TASK DIRECTIONS:
Copy the data exactly; pictures stay out of the copy.

— begin —

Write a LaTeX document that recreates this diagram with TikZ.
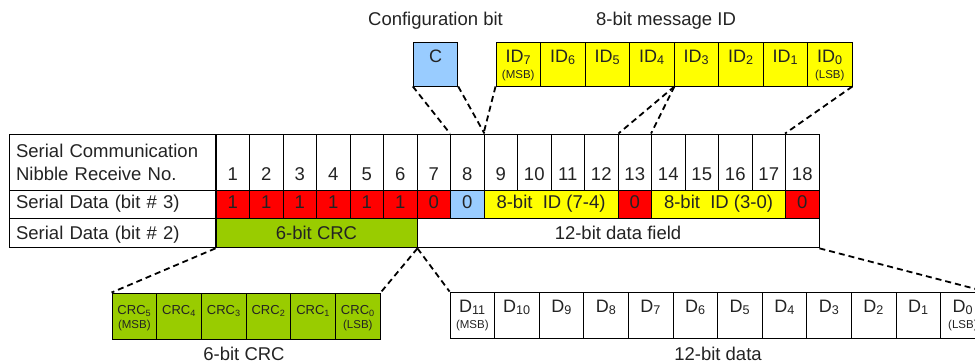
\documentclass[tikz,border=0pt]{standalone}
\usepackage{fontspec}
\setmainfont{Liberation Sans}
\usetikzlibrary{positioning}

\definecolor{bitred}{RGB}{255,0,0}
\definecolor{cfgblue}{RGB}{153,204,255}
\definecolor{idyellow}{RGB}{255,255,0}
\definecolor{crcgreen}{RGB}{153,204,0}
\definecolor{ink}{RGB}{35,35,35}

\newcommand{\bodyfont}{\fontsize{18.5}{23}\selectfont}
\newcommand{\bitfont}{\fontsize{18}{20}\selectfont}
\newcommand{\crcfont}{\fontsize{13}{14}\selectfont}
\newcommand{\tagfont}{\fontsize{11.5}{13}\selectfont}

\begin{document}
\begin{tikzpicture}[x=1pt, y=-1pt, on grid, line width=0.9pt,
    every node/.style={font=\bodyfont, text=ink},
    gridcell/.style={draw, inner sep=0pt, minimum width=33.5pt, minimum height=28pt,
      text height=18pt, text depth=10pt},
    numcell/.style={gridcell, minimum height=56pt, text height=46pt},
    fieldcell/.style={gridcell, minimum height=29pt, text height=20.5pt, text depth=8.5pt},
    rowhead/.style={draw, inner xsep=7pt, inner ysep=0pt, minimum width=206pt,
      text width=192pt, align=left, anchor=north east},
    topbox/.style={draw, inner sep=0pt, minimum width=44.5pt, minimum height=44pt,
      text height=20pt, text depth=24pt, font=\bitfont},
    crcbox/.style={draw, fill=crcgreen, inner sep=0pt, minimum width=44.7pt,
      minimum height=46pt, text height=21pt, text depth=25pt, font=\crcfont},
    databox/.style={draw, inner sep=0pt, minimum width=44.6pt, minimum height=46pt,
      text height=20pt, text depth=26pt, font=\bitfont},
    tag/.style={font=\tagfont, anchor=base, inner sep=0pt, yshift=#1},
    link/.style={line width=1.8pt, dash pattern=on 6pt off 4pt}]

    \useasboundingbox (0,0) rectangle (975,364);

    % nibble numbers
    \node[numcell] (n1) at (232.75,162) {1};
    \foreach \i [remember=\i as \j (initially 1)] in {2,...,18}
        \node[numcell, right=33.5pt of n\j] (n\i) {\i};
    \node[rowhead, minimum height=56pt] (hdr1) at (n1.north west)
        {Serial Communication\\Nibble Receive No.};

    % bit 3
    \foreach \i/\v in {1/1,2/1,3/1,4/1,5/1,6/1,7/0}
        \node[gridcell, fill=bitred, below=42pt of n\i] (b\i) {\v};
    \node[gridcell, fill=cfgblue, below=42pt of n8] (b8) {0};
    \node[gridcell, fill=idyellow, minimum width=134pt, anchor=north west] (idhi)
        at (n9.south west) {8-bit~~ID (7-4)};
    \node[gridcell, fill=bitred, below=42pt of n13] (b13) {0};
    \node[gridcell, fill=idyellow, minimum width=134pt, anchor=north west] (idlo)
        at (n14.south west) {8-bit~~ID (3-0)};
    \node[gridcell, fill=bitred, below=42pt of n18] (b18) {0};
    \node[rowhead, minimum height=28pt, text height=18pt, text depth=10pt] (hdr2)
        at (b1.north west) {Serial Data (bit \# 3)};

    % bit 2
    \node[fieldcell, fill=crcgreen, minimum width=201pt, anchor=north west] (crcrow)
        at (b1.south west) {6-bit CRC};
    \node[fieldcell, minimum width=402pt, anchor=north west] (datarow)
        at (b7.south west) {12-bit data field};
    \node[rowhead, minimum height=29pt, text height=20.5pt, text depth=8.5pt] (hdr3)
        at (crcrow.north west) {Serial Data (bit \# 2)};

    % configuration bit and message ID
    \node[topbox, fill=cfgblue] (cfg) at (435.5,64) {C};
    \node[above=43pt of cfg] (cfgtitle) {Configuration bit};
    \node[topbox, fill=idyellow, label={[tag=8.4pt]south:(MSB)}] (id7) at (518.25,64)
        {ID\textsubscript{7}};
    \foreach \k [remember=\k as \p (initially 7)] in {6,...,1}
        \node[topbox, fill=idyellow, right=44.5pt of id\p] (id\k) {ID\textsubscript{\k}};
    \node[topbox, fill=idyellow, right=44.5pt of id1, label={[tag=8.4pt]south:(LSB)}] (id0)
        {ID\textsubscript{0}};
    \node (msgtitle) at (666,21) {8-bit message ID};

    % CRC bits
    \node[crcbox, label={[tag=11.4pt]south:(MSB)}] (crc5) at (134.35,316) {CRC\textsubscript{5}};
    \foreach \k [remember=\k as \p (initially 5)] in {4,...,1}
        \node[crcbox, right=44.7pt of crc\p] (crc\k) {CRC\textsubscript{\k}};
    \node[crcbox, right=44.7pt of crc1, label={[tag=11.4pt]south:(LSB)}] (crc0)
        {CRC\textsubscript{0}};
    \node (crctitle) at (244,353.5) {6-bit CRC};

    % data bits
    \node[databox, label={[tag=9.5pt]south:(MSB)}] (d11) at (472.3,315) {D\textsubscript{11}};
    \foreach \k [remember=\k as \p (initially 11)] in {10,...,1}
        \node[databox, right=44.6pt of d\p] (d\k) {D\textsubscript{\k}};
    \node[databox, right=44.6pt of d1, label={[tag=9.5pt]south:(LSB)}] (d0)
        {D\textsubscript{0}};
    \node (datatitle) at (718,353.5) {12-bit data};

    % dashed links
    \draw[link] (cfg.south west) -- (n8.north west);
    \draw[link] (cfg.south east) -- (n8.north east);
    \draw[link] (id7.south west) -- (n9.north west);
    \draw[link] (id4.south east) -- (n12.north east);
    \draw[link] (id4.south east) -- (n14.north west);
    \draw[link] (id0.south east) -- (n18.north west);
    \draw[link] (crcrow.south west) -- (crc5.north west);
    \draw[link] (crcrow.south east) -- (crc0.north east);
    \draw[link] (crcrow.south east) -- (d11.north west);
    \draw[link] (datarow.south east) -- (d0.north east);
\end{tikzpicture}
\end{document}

— end —

REPLY TO THE TASK:
Write a LaTeX document that recreates this diagram with TikZ.
\documentclass[tikz,border=0pt]{standalone}
\usepackage{fontspec}
\setmainfont{Liberation Sans}
\usetikzlibrary{positioning}

\definecolor{bitred}{RGB}{255,0,0}
\definecolor{cfgblue}{RGB}{153,204,255}
\definecolor{idyellow}{RGB}{255,255,0}
\definecolor{crcgreen}{RGB}{153,204,0}
\definecolor{ink}{RGB}{35,35,35}

\newcommand{\bodyfont}{\fontsize{18.5}{23}\selectfont}
\newcommand{\bitfont}{\fontsize{18}{20}\selectfont}
\newcommand{\crcfont}{\fontsize{13}{14}\selectfont}
\newcommand{\tagfont}{\fontsize{11.5}{13}\selectfont}

\begin{document}
\begin{tikzpicture}[x=1pt, y=-1pt, on grid, line width=0.9pt,
    every node/.style={font=\bodyfont, text=ink},
    gridcell/.style={draw, inner sep=0pt, minimum width=33.5pt, minimum height=28pt,
      text height=18pt, text depth=10pt},
    numcell/.style={gridcell, minimum height=56pt, text height=46pt},
    fieldcell/.style={gridcell, minimum height=29pt, text height=20.5pt, text depth=8.5pt},
    rowhead/.style={draw, inner xsep=7pt, inner ysep=0pt, minimum width=206pt,
      text width=192pt, align=left, anchor=north east},
    topbox/.style={draw, inner sep=0pt, minimum width=44.5pt, minimum height=44pt,
      text height=20pt, text depth=24pt, font=\bitfont},
    crcbox/.style={draw, fill=crcgreen, inner sep=0pt, minimum width=44.7pt,
      minimum height=46pt, text height=21pt, text depth=25pt, font=\crcfont},
    databox/.style={draw, inner sep=0pt, minimum width=44.6pt, minimum height=46pt,
      text height=20pt, text depth=26pt, font=\bitfont},
    tag/.style={font=\tagfont, anchor=base, inner sep=0pt, yshift=#1},
    link/.style={line width=1.8pt, dash pattern=on 6pt off 4pt}]

    \useasboundingbox (0,0) rectangle (975,364);

    % nibble numbers
    \node[numcell] (n1) at (232.75,162) {1};
    \foreach \i [remember=\i as \j (initially 1)] in {2,...,18}
        \node[numcell, right=33.5pt of n\j] (n\i) {\i};
    \node[rowhead, minimum height=56pt] (hdr1) at (n1.north west)
        {Serial Communication\\Nibble Receive No.};

    % bit 3
    \foreach \i/\v in {1/1,2/1,3/1,4/1,5/1,6/1,7/0}
        \node[gridcell, fill=bitred, below=42pt of n\i] (b\i) {\v};
    \node[gridcell, fill=cfgblue, below=42pt of n8] (b8) {0};
    \node[gridcell, fill=idyellow, minimum width=134pt, anchor=north west] (idhi)
        at (n9.south west) {8-bit~~ID (7-4)};
    \node[gridcell, fill=bitred, below=42pt of n13] (b13) {0};
    \node[gridcell, fill=idyellow, minimum width=134pt, anchor=north west] (idlo)
        at (n14.south west) {8-bit~~ID (3-0)};
    \node[gridcell, fill=bitred, below=42pt of n18] (b18) {0};
    \node[rowhead, minimum height=28pt, text height=18pt, text depth=10pt] (hdr2)
        at (b1.north west) {Serial Data (bit \# 3)};

    % bit 2
    \node[fieldcell, fill=crcgreen, minimum width=201pt, anchor=north west] (crcrow)
        at (b1.south west) {6-bit CRC};
    \node[fieldcell, minimum width=402pt, anchor=north west] (datarow)
        at (b7.south west) {12-bit data field};
    \node[rowhead, minimum height=29pt, text height=20.5pt, text depth=8.5pt] (hdr3)
        at (crcrow.north west) {Serial Data (bit \# 2)};

    % configuration bit and message ID
    \node[topbox, fill=cfgblue] (cfg) at (435.5,64) {C};
    \node[above=43pt of cfg] (cfgtitle) {Configuration bit};
    \node[topbox, fill=idyellow, label={[tag=8.4pt]south:(MSB)}] (id7) at (518.25,64)
        {ID\textsubscript{7}};
    \foreach \k [remember=\k as \p (initially 7)] in {6,...,1}
        \node[topbox, fill=idyellow, right=44.5pt of id\p] (id\k) {ID\textsubscript{\k}};
    \node[topbox, fill=idyellow, right=44.5pt of id1, label={[tag=8.4pt]south:(LSB)}] (id0)
        {ID\textsubscript{0}};
    \node (msgtitle) at (666,21) {8-bit message ID};

    % CRC bits
    \node[crcbox, label={[tag=11.4pt]south:(MSB)}] (crc5) at (134.35,316) {CRC\textsubscript{5}};
    \foreach \k [remember=\k as \p (initially 5)] in {4,...,1}
        \node[crcbox, right=44.7pt of crc\p] (crc\k) {CRC\textsubscript{\k}};
    \node[crcbox, right=44.7pt of crc1, label={[tag=11.4pt]south:(LSB)}] (crc0)
        {CRC\textsubscript{0}};
    \node (crctitle) at (244,353.5) {6-bit CRC};

    % data bits
    \node[databox, label={[tag=9.5pt]south:(MSB)}] (d11) at (472.3,315) {D\textsubscript{11}};
    \foreach \k [remember=\k as \p (initially 11)] in {10,...,1}
        \node[databox, right=44.6pt of d\p] (d\k) {D\textsubscript{\k}};
    \node[databox, right=44.6pt of d1, label={[tag=9.5pt]south:(LSB)}] (d0)
        {D\textsubscript{0}};
    \node (datatitle) at (718,353.5) {12-bit data};

    % dashed links
    \draw[link] (cfg.south west) -- (n8.north west);
    \draw[link] (cfg.south east) -- (n8.north east);
    \draw[link] (id7.south west) -- (n9.north west);
    \draw[link] (id4.south east) -- (n12.north east);
    \draw[link] (id4.south east) -- (n14.north west);
    \draw[link] (id0.south east) -- (n18.north west);
    \draw[link] (crcrow.south west) -- (crc5.north west);
    \draw[link] (crcrow.south east) -- (crc0.north east);
    \draw[link] (crcrow.south east) -- (d11.north west);
    \draw[link] (datarow.south east) -- (d0.north east);
\end{tikzpicture}
\end{document}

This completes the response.